New Senate Airfare Pricing Bill Offers Another Take On Transparency
A new Senate measure, a direct response to a House bill that would remove taxes from displayed airfares, claims the high ground on transparency in pricing.
The ongoing debate over transparency in airfares just got a new wrinkle.
Weeks after the House Transportation and Infrastructure Committee approved a controversial bill titled the “Transparent Airfares Act of 2014,” supporters of a Senate measure tackling the same issue—how best to display the real cost, with taxes, of a plane ticket—say their effort has the true claim to transparency.
The “Real Transparency in Airfares Act,” sponsored by Sen. Robert Menendez (D-NJ), would maintain the current Department of Transportation regulations, which require airlines and travel sites to include taxes and fees in the full airfare price, and would increase penalties for violations. The House bill would reverse the 2012 DOT rule.
“We may be living in the Information Age, but for passengers trying to understand the full cost of their airfare, it often feels more like the Stone Age,” Menendez said in a news release. “There are more hidden costs seemingly every time they fly—bag fees, seat fees, pet fee—for years, airlines tried to hide these costs from travelers, making air travel look significantly cheaper than it actually is.” The news release called the title of the House bill “Orwellian.”
The Right Move
Two groups that either fully opposed or took issue with parts of the House bill were much more welcoming of the Senate measure.
The U.S. Travel Association, which had questioned whether the House bill truly created transparency in pricing, emphasized that any new law on the issue should not roll back the current rule.
“If airline ticket sellers want to be able to show travelers all of the taxes and fees associated with the ticket price, there’s nothing stopping them from doing that right now,” CEO Roger Dow said in a statement. “But by no means should we undo the existing rule that enables consumers to see the full bottom-line price when they’re ticket shopping. They should have all of the information at their disposal.”
Meanwhile, the Business Travel Coalition, a for-profit trade group representing consumers and the segments of the travel industry, called Menendez “a champion of the consumer and their airline passenger rights” who was correct to counter the House bill.
“We look forward to working with his office to further shape consumer protections,” BTC Chairman Kevin Mitchell told Associations Now.
Not Worth the Trouble
Supporters of the House bill were less enthusiastic. Airlines for America (A4A) argued that the Senate bill ultimately distorts ticket prices—that including taxes in advertised airfares keeps them hidden from consumers.

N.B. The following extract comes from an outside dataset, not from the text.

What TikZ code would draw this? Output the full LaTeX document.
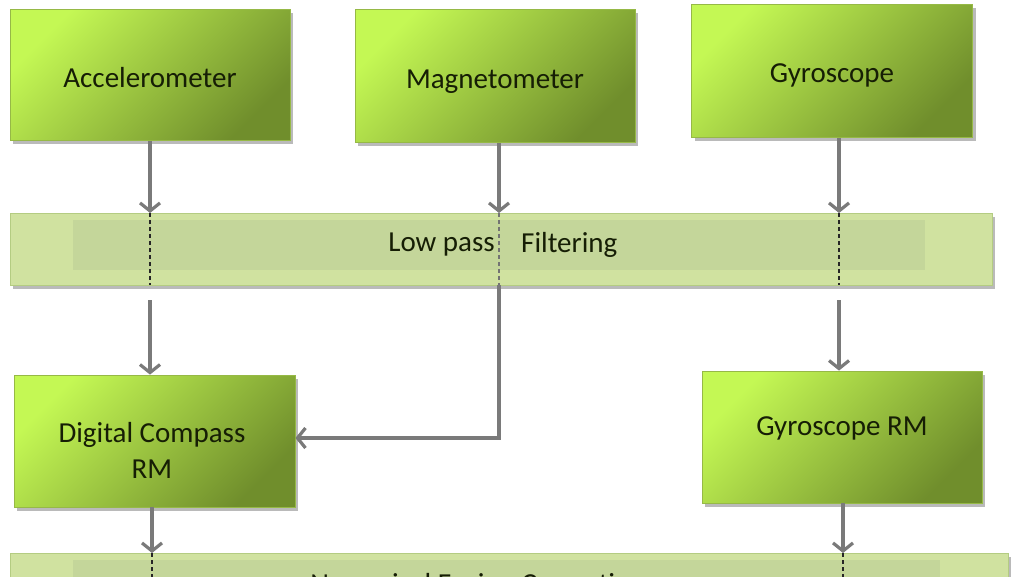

“It’s an unnecessary bill creating a solution in search of a problem, as airlines already comply with, and DOT actively enforces, the current Full Fare Advertising Rule,” A4A spokeswoman Victoria Day told Associations Now. “Picking winners and losers across competing modes of travel and distribution channels is a distraction from the underlying problem that government is burying tax hikes in the advertised cost of a ticket, hiding these considerable charges from consumers across the country, including those in New Jersey, who pay them.”